Deputy energy minister Pavel Sorokin proposed in late September that Gazprom’s dividend could be cut to finance the gasification programme, but the suggestion was quickly shot down.

The deputy chairman of Gazprom’s management board, Famil Sadygov said the company was committed to funding the gasification programme without reducing its dividends. He proposed that financing could be obtained through the issue of perpetual bonds. These bonds would be denominated in rubles, given most of the cost of the work will be in the Russian currency, as well as the future revenues from new gas customers.

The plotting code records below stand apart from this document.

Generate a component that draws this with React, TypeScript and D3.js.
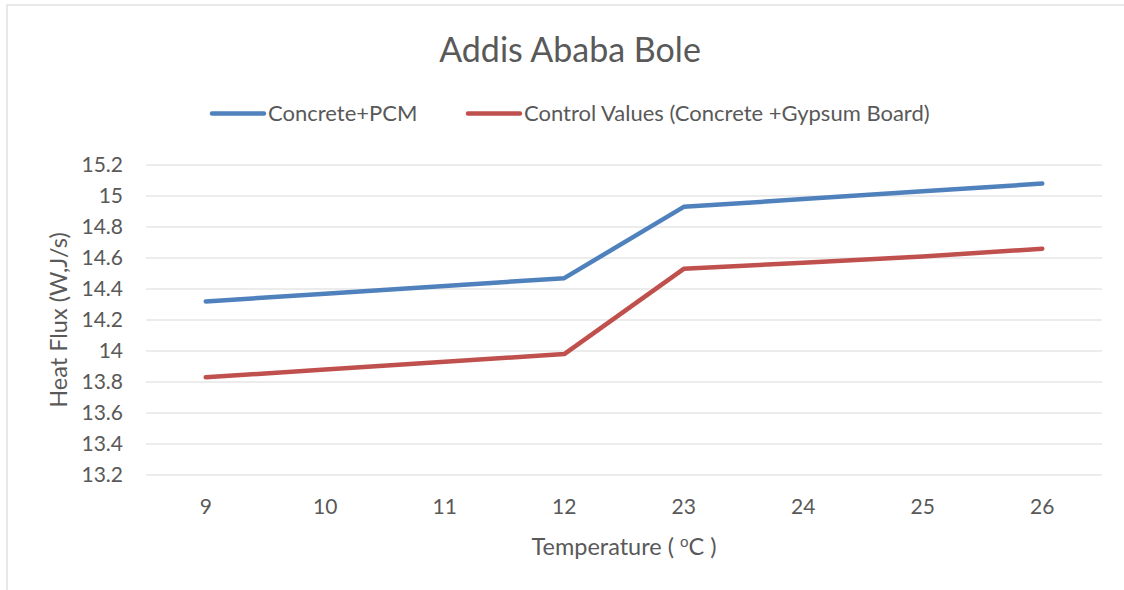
import * as d3 from 'd3';
import React from 'react';

const temps = ['9', '10', '11', '12', '23', '24', '25', '26'];
const pcmValues = [14.32, 14.37, 14.42, 14.47, 14.93, 14.98, 15.03, 15.08];
const controlValues = [13.83, 13.88, 13.93, 13.98, 14.53, 14.57, 14.61, 14.66];
const yTicks = [13.2, 13.4, 13.6, 13.8, 14, 14.2, 14.4, 14.6, 14.8, 15, 15.2];
const seriesNames = ['Concrete+PCM', 'Control Values (Concrete +Gypsum Board)'];
const seriesColors = ['#4F81BD', '#C0504D'];

const W = 1124;
const H = 590;
const font = 'Lato, "Open Sans", sans-serif';
const textColor = '#595959';

export default function App() {
  const plot = { left: 146, right: 1102, top: 165, bottom: 475 };

  const x = d3.scaleBand<string>().domain(temps).range([plot.left, plot.right]);
  const y = d3.scaleLinear().domain([13.2, 15.2]).range([plot.bottom, plot.top]);

  const line = d3.line<number>()
    .x((d, i) => (x(temps[i]) as number) + x.bandwidth() / 2)
    .y(d => y(d));

  const series = [pcmValues, controlValues];

  return (
    <svg width={W} height={H} style={{ position: 'absolute', left: 0, top: 0, background: '#fff' }}>
      <rect x={7} y={5} width={W} height={H} fill="#fff" stroke="#d9d9d9" strokeWidth={1.2} />

      <text x={570} y={62} textAnchor="middle" fontFamily={font} fontSize={34} fill={textColor}>
        Addis Ababa Bole
      </text>

      {/* legend */}
      <line x1={212} x2={264} y1={113.5} y2={113.5} stroke={seriesColors[0]} strokeWidth={4.5} strokeLinecap="round" />
      <text x={268} y={121} fontFamily={font} fontSize={22} fill={textColor}>{seriesNames[0]}</text>
      <line x1={468} x2={520} y1={113.5} y2={113.5} stroke={seriesColors[1]} strokeWidth={4.5} strokeLinecap="round" />
      <text x={524} y={121} fontFamily={font} fontSize={22} fill={textColor}>{seriesNames[1]}</text>

      {/* gridlines */}
      {yTicks.map(t => (
        <line key={t} x1={plot.left} x2={plot.right} y1={y(t)} y2={y(t)} stroke="#d9d9d9" strokeWidth={1.2} />
      ))}

      {/* y tick labels */}
      {yTicks.map(t => (
        <text key={'l' + t} x={123} y={y(t) + 7} textAnchor="end" fontFamily={font} fontSize={21} fill={textColor}>
          {String(t)}
        </text>
      ))}

      {/* x tick labels */}
      {temps.map(c => (
        <text key={c} x={(x(c) as number) + x.bandwidth() / 2} y={514} textAnchor="middle" fontFamily={font} fontSize={21} fill={textColor}>
          {c}
        </text>
      ))}

      {/* series */}
      {series.map((s, i) => (
        <path key={i} d={line(s) || ''} fill="none" stroke={seriesColors[i]} strokeWidth={4.5}
          strokeLinecap="round" strokeLinejoin="round" />
      ))}

      {/* axis titles */}
      <text x={624} y={555} textAnchor="middle" fontFamily={font} fontSize={23.5} fill={textColor}>
        {'Temperature ( '}
        <tspan fontSize={15} dy={-8}>o</tspan>
        <tspan dy={8}>{'C )'}</tspan>
      </text>
      <text transform={`translate(67, ${(plot.top + plot.bottom) / 2}) rotate(-90)`} textAnchor="middle"
        fontFamily={font} fontSize={23.5} fill={textColor}>
        Heat Flux (W,J/s)
      </text>
    </svg>
  );
}
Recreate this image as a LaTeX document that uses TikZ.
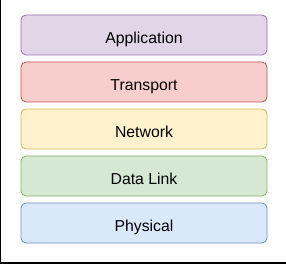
\documentclass[tikz,border=0pt]{standalone}
\usepackage{fontspec}
\setmainfont{Liberation Sans}
\usetikzlibrary{positioning}

\definecolor{appfill}{HTML}{E1D5E7}\definecolor{appline}{HTML}{9673A6}
\definecolor{trfill}{HTML}{F8CECC}\definecolor{trline}{HTML}{B85450}
\definecolor{netfill}{HTML}{FFF2CC}\definecolor{netline}{HTML}{D6B656}
\definecolor{dlfill}{HTML}{D5E8D4}\definecolor{dlline}{HTML}{82B366}
\definecolor{phyfill}{HTML}{DAE8FC}\definecolor{phyline}{HTML}{6C8EBF}

\begin{document}
\begin{tikzpicture}[x=1pt, y=1pt, every node/.style={font=\fontsize{15.8}{18}\selectfont}]
\tikzset{layer/.style={draw, rounded corners=5pt, line width=0.8pt, minimum width=246pt, minimum height=40pt, inner sep=0pt, text height=16.4pt, text depth=0pt}}
\useasboundingbox (0,0) rectangle (286,265);
\node[layer, fill=appfill, draw=appline] (app) at (144,230) {Application};
\node[layer, fill=trfill, draw=trline, below=6.2pt of app] (trans) {Transport};
\node[layer, fill=netfill, draw=netline, below=6.2pt of trans] (net) {Network};
\node[layer, fill=dlfill, draw=dlline, below=6.2pt of net] (link) {Data Link};
\node[layer, fill=phyfill, draw=phyline, below=6.2pt of link] (phys) {Physical};
% frame on the left and bottom
\coordinate (tl) at (0.7,265);
\coordinate (br) at (286,2);
\draw[line width=1.4pt] (tl) |- (br);
\end{tikzpicture}
\end{document}
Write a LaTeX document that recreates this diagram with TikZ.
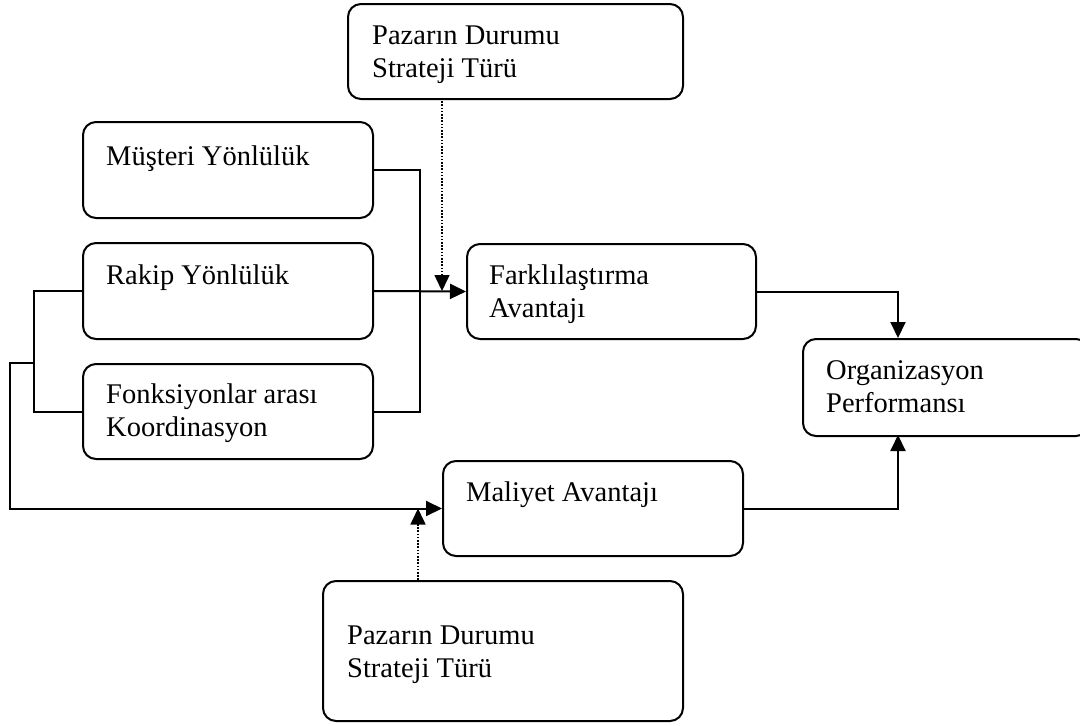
\documentclass[tikz,border=0pt]{standalone}
\usepackage{fontspec}
\setmainfont{Liberation Serif}
\usetikzlibrary{arrows.meta,calc}
\begin{document}
\begin{tikzpicture}[x=1pt,y=-1pt,
  box/.style={draw, line width=2pt, rounded corners=13pt, anchor=north west, inner sep=0pt},
  lbl/.style={anchor=base west, inner sep=0pt, font=\fontsize{28.5}{32.5}\selectfont, align=left},
  wire/.style={line width=2pt},
  arr/.style={wire, -{Triangle[length=16pt,width=15pt]}},
  dotarr/.style={line width=1.5pt, dash pattern=on 1.6pt off 1.6pt, -{Triangle[length=16pt,width=15pt]}}]
\useasboundingbox (0,0) rectangle (1080,726);

% boxes
\node[box, minimum width=335pt, minimum height=95pt] (top) at (347,3) {};
\node[box, minimum width=290pt, minimum height=96pt] (mus) at (82,121) {};
\node[box, minimum width=290pt, minimum height=96pt] (rak) at (82,242) {};
\node[box, minimum width=290pt, minimum height=95pt] (fon) at (82,363) {};
\node[box, minimum width=289pt, minimum height=95pt] (far) at (466,243) {};
\node[box, minimum width=286pt, minimum height=97pt] (org) at (802,338) {};
\node[box, minimum width=300pt, minimum height=95pt] (mal) at (442,460) {};
\node[box, minimum width=360pt, minimum height=140pt] (bot) at (322,580) {};

% labels (base = baseline of the last line)
\node[lbl] (toptxt) at (372,77) {Pazarın Durumu\\Strateji Türü};
\node[lbl] (mustxt) at (106,165) {Müşteri Yönlülük};
\node[lbl] (raktxt) at (106,284) {Rakip Yönlülük};
\node[lbl] (fontxt) at (106,436) {Fonksiyonlar arası\\Koordinasyon};
\node[lbl] (fartxt) at (489,317) {Farklılaştırma\\Avantajı};
\node[lbl] (orgtxt) at (826,412) {Organizasyon\\Performansı};
\node[lbl] (maltxt) at (466,501) {Maliyet Avantajı};
\node[lbl] (bottxt) at (347,677) {Pazarın Durumu\\Strateji Türü};

% junction points
\coordinate (lj) at (34,363);
\coordinate (outer) at (10,363);
\coordinate (topdrop) at (442,98);
\coordinate (botrise) at (418,580);
\coordinate (orgin) at (898,338);
\coordinate (orgout) at (898,435);

% connectors
\draw[wire] (mus.east) -- ++(46,0) |- (fon.east);
\draw[arr] (rak.east) -- (far.west);
\draw[wire] (rak.west) -- ++(-48,0) |- (fon.west);
\draw[arr] (lj) -- (outer) |- (mal.west);
\draw[dotarr] (topdrop) -- (topdrop |- rak.east);
\draw[dotarr] (botrise) -- (botrise |- mal.west);
\draw[arr] (far.east) -| (orgin);
\draw[arr] (mal.east) -| (orgout);
\end{tikzpicture}
\end{document}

Sorokin’s words also appeared to prompt a public rebuke from prime minister Mikhail Mishustin, who warned officials in a government meeting on October 1 to be more careful in commenting on listed companies so as not to affect their share price.

“Every word we say is carefully analysed by business and financiers,” he said. “Ambiguity in words about Russian public companies can be negatively interpreted and affect quotations and investment decisions, causing direct damage to the economy. I ask you to be attentive in this matter.”

Marinchenko believes the cost of the gasification programme will likely be shared with regional governments, describing this as a “reasonable approach.” Federal authorities may also be involved in negotiations, he says.

Weak return

The gasification programme is unlikely to affect Gazprom’s overall level of capital spending, which is calculated based on conservative forecasts for operating cash flow, setting aside a sum for dividend payments. As such, capex depends greatly on gas price trends in Europe.

“Gazprom’s capex is not built from the bottom up,” Smith says. “It’s more of a question of how much money do they have and then they go and spend it. So when they raise the dividends, they automatically decrease that initial capital budget by taking money off the table.”

However, the programme will deliver a very weak rate of annual return – a maximum of only 2-5% of invested capital, according to Smith. This is funding that could otherwise be spent at more lucrative projects.

“This is partly just the nature of infrastructure investments, which tend to be relatively low return to begin with,” Smith says. “And there’s a reason that some of these cities haven’t been hooked up – they’re not that large, there’s not going to be that much demand.”

“This is not a purely commercial project – this is a social project,” Marinchenko adds.

Non-payment for gas supplies is far less of an issue for Gazprom in Russia than it was in the early 2000s. But the company still has serious difficulty with collection in certain regions, which will further weaken returns from gasification.